▶ **Stated goal**
Each line below must be set down exactly; omit any image you find.

□ □ □ □ □

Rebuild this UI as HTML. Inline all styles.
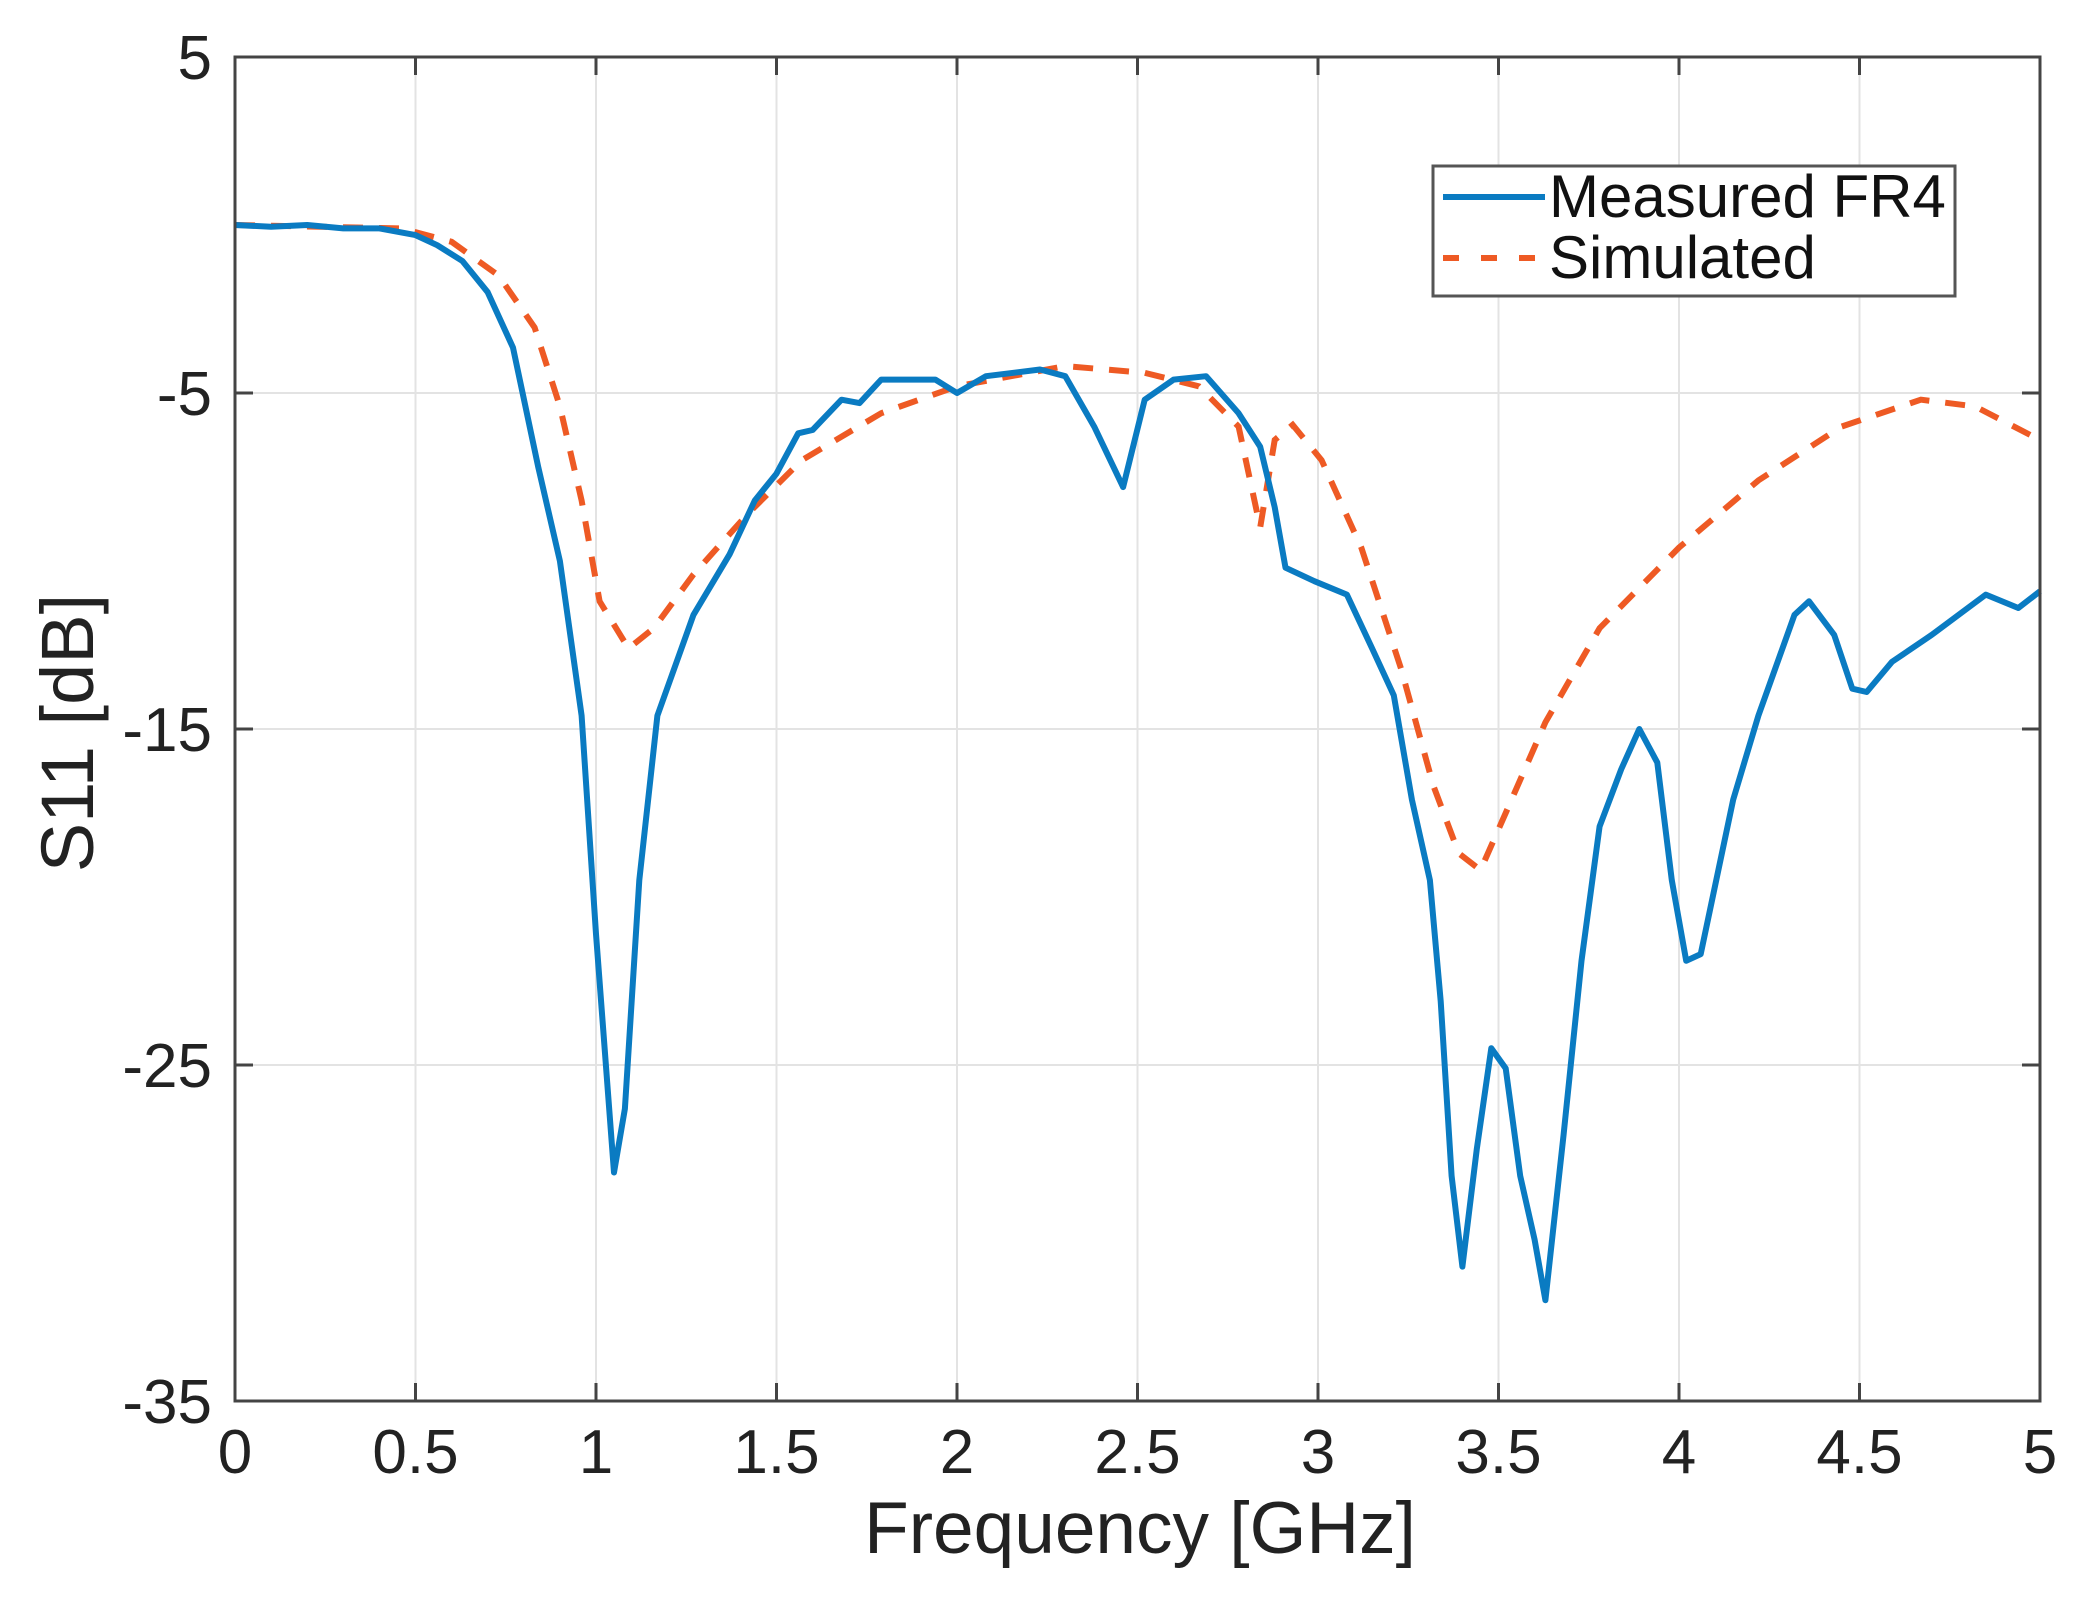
<!DOCTYPE html>
<html><head><meta charset="utf-8"><style>
html,body{margin:0;padding:0;background:#fff;}
svg{display:block;font-family:"Liberation Sans",Arial,sans-serif;}
</style></head><body>
<svg id="s" width="2088" height="1603" viewBox="0 0 2088 1603" xmlns="http://www.w3.org/2000/svg">
<rect width="2088" height="1603" fill="#fff"/>
<g id="grid" stroke="#e3e3e3" stroke-width="2"></g>
<g id="ticks" stroke="#444" stroke-width="3"></g>
<path id="sim" fill="none" stroke="#EE5A24" stroke-width="6" stroke-dasharray="20,16"/>
<path id="meas" fill="none" stroke="#0A7BC2" stroke-width="6" stroke-linejoin="round"/>
<rect x="235" y="57" width="1805" height="1344" fill="none" stroke="#444" stroke-width="3"/>
<g id="lbl" fill="#222" font-size="62"></g>
<text x="1140" y="1553" text-anchor="middle" font-size="73" fill="#222">Frequency [GHz]</text>
<text transform="translate(93,733) rotate(-90)" text-anchor="middle" font-size="74" fill="#222">S11 [dB]</text>
<rect x="1433" y="166" width="522" height="130" fill="#fff" stroke="#555" stroke-width="3"/>
<line x1="1443" y1="197" x2="1545" y2="197" stroke="#0A7BC2" stroke-width="6"/>
<line x1="1443" y1="258" x2="1545" y2="258" stroke="#EE5A24" stroke-width="6" stroke-dasharray="16,22"/>
<text x="1549" y="217" font-size="60" fill="#111">Measured FR4</text>
<text x="1549" y="278" font-size="60" fill="#111">Simulated</text>
</svg>
<script>
var X=function(f){return 235+f*361;},Y=function(d){return 57+(5-d)*33.6;};
var ns="http://www.w3.org/2000/svg";
function el(p,t,a,txt){var e=document.createElementNS(ns,t);for(var k in a)e.setAttribute(k,a[k]);if(txt!==undefined)e.textContent=txt;document.getElementById(p).appendChild(e);}
for(var i=1;i<10;i++){var x=X(i*0.5);el("grid","line",{x1:x,y1:57,x2:x,y2:1401});
el("ticks","line",{x1:x,y1:1401,x2:x,y2:1383});el("ticks","line",{x1:x,y1:57,x2:x,y2:75});}
for(var i=0;i<=10;i++){el("lbl","text",{x:X(i*0.5),y:1473,"text-anchor":"middle"},String(i*0.5));}
[5,-5,-15,-25,-35].forEach(function(d){var y=Y(d);
if(d>-35&&d<5){el("grid","line",{x1:235,y1:y,x2:2040,y2:y});el("ticks","line",{x1:235,y1:y,x2:253,y2:y});el("ticks","line",{x1:2040,y1:y,x2:2022,y2:y});}
el("lbl","text",{x:212,y:y+22,"text-anchor":"end"},String(d));});
var m=[[0,0],[0.1,-0.05],[0.2,0],[0.3,-0.1],[0.4,-0.1],[0.5,-0.3],[0.56,-0.6],[0.63,-1.07],[0.7,-2],[0.77,-3.65],[0.84,-7.2],[0.9,-10],[0.96,-14.6],[1.0,-21.1],[1.05,-28.2],[1.08,-26.3],[1.12,-19.5],[1.17,-14.6],[1.27,-11.6],[1.37,-9.8],[1.44,-8.2],[1.5,-7.4],[1.56,-6.2],[1.6,-6.1],[1.68,-5.2],[1.73,-5.3],[1.79,-4.6],[1.94,-4.6],[2.0,-5.0],[2.08,-4.5],[2.23,-4.3],[2.3,-4.5],[2.38,-6.0],[2.46,-7.8],[2.52,-5.2],[2.6,-4.6],[2.69,-4.5],[2.78,-5.6],[2.84,-6.6],[2.88,-8.4],[2.91,-10.2],[2.99,-10.6],[3.08,-11.0],[3.15,-12.6],[3.21,-14],[3.26,-17.1],[3.31,-19.5],[3.34,-23.1],[3.37,-28.3],[3.4,-31],[3.44,-27.5],[3.48,-24.5],[3.52,-25.1],[3.56,-28.3],[3.6,-30.2],[3.63,-32],[3.68,-27.1],[3.73,-21.9],[3.78,-17.9],[3.84,-16.2],[3.89,-15],[3.94,-16],[3.98,-19.5],[4.02,-21.9],[4.06,-21.7],[4.15,-17.1],[4.22,-14.6],[4.32,-11.6],[4.36,-11.2],[4.43,-12.2],[4.48,-13.8],[4.52,-13.9],[4.59,-13],[4.7,-12.2],[4.8,-11.4],[4.85,-11.0],[4.94,-11.4],[5,-10.9]];
var s=[[0,0],[0.46,-0.1],[0.6,-0.5],[0.73,-1.5],[0.83,-3.05],[0.9,-5.4],[0.96,-8.2],[1.01,-11.2],[1.09,-12.6],[1.16,-12],[1.27,-10.4],[1.42,-8.6],[1.57,-7.0],[1.79,-5.6],[2.0,-4.8],[2.3,-4.2],[2.52,-4.4],[2.67,-4.8],[2.78,-6.0],[2.84,-9],[2.88,-6.4],[2.93,-5.95],[3.01,-7.0],[3.12,-9.6],[3.23,-13.2],[3.32,-16.7],[3.39,-18.7],[3.45,-19.2],[3.52,-17.5],[3.63,-14.8],[3.78,-12],[4.0,-9.6],[4.22,-7.6],[4.45,-6.0],[4.67,-5.2],[4.82,-5.4],[5,-6.4]];
function path(a){return a.map(function(p,i){return (i?"L":"M")+X(p[0]).toFixed(1)+","+Y(p[1]).toFixed(1);}).join("");}
document.getElementById("meas").setAttribute("d",path(m));
document.getElementById("sim").setAttribute("d",path(s));
</script>
</body></html>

□ □ □ □ □

▶ **Reply to the exercise**
Rebuild this UI as HTML. Inline all styles.
<!DOCTYPE html>
<html><head><meta charset="utf-8"><style>
html,body{margin:0;padding:0;background:#fff;}
svg{display:block;font-family:"Liberation Sans",Arial,sans-serif;}
</style></head><body>
<svg id="s" width="2088" height="1603" viewBox="0 0 2088 1603" xmlns="http://www.w3.org/2000/svg">
<rect width="2088" height="1603" fill="#fff"/>
<g id="grid" stroke="#e3e3e3" stroke-width="2"></g>
<g id="ticks" stroke="#444" stroke-width="3"></g>
<path id="sim" fill="none" stroke="#EE5A24" stroke-width="6" stroke-dasharray="20,16"/>
<path id="meas" fill="none" stroke="#0A7BC2" stroke-width="6" stroke-linejoin="round"/>
<rect x="235" y="57" width="1805" height="1344" fill="none" stroke="#444" stroke-width="3"/>
<g id="lbl" fill="#222" font-size="62"></g>
<text x="1140" y="1553" text-anchor="middle" font-size="73" fill="#222">Frequency [GHz]</text>
<text transform="translate(93,733) rotate(-90)" text-anchor="middle" font-size="74" fill="#222">S11 [dB]</text>
<rect x="1433" y="166" width="522" height="130" fill="#fff" stroke="#555" stroke-width="3"/>
<line x1="1443" y1="197" x2="1545" y2="197" stroke="#0A7BC2" stroke-width="6"/>
<line x1="1443" y1="258" x2="1545" y2="258" stroke="#EE5A24" stroke-width="6" stroke-dasharray="16,22"/>
<text x="1549" y="217" font-size="60" fill="#111">Measured FR4</text>
<text x="1549" y="278" font-size="60" fill="#111">Simulated</text>
</svg>
<script>
var X=function(f){return 235+f*361;},Y=function(d){return 57+(5-d)*33.6;};
var ns="http://www.w3.org/2000/svg";
function el(p,t,a,txt){var e=document.createElementNS(ns,t);for(var k in a)e.setAttribute(k,a[k]);if(txt!==undefined)e.textContent=txt;document.getElementById(p).appendChild(e);}
for(var i=1;i<10;i++){var x=X(i*0.5);el("grid","line",{x1:x,y1:57,x2:x,y2:1401});
el("ticks","line",{x1:x,y1:1401,x2:x,y2:1383});el("ticks","line",{x1:x,y1:57,x2:x,y2:75});}
for(var i=0;i<=10;i++){el("lbl","text",{x:X(i*0.5),y:1473,"text-anchor":"middle"},String(i*0.5));}
[5,-5,-15,-25,-35].forEach(function(d){var y=Y(d);
if(d>-35&&d<5){el("grid","line",{x1:235,y1:y,x2:2040,y2:y});el("ticks","line",{x1:235,y1:y,x2:253,y2:y});el("ticks","line",{x1:2040,y1:y,x2:2022,y2:y});}
el("lbl","text",{x:212,y:y+22,"text-anchor":"end"},String(d));});
var m=[[0,0],[0.1,-0.05],[0.2,0],[0.3,-0.1],[0.4,-0.1],[0.5,-0.3],[0.56,-0.6],[0.63,-1.07],[0.7,-2],[0.77,-3.65],[0.84,-7.2],[0.9,-10],[0.96,-14.6],[1.0,-21.1],[1.05,-28.2],[1.08,-26.3],[1.12,-19.5],[1.17,-14.6],[1.27,-11.6],[1.37,-9.8],[1.44,-8.2],[1.5,-7.4],[1.56,-6.2],[1.6,-6.1],[1.68,-5.2],[1.73,-5.3],[1.79,-4.6],[1.94,-4.6],[2.0,-5.0],[2.08,-4.5],[2.23,-4.3],[2.3,-4.5],[2.38,-6.0],[2.46,-7.8],[2.52,-5.2],[2.6,-4.6],[2.69,-4.5],[2.78,-5.6],[2.84,-6.6],[2.88,-8.4],[2.91,-10.2],[2.99,-10.6],[3.08,-11.0],[3.15,-12.6],[3.21,-14],[3.26,-17.1],[3.31,-19.5],[3.34,-23.1],[3.37,-28.3],[3.4,-31],[3.44,-27.5],[3.48,-24.5],[3.52,-25.1],[3.56,-28.3],[3.6,-30.2],[3.63,-32],[3.68,-27.1],[3.73,-21.9],[3.78,-17.9],[3.84,-16.2],[3.89,-15],[3.94,-16],[3.98,-19.5],[4.02,-21.9],[4.06,-21.7],[4.15,-17.1],[4.22,-14.6],[4.32,-11.6],[4.36,-11.2],[4.43,-12.2],[4.48,-13.8],[4.52,-13.9],[4.59,-13],[4.7,-12.2],[4.8,-11.4],[4.85,-11.0],[4.94,-11.4],[5,-10.9]];
var s=[[0,0],[0.46,-0.1],[0.6,-0.5],[0.73,-1.5],[0.83,-3.05],[0.9,-5.4],[0.96,-8.2],[1.01,-11.2],[1.09,-12.6],[1.16,-12],[1.27,-10.4],[1.42,-8.6],[1.57,-7.0],[1.79,-5.6],[2.0,-4.8],[2.3,-4.2],[2.52,-4.4],[2.67,-4.8],[2.78,-6.0],[2.84,-9],[2.88,-6.4],[2.93,-5.95],[3.01,-7.0],[3.12,-9.6],[3.23,-13.2],[3.32,-16.7],[3.39,-18.7],[3.45,-19.2],[3.52,-17.5],[3.63,-14.8],[3.78,-12],[4.0,-9.6],[4.22,-7.6],[4.45,-6.0],[4.67,-5.2],[4.82,-5.4],[5,-6.4]];
function path(a){return a.map(function(p,i){return (i?"L":"M")+X(p[0]).toFixed(1)+","+Y(p[1]).toFixed(1);}).join("");}
document.getElementById("meas").setAttribute("d",path(m));
document.getElementById("sim").setAttribute("d",path(s));
</script>
</body></html>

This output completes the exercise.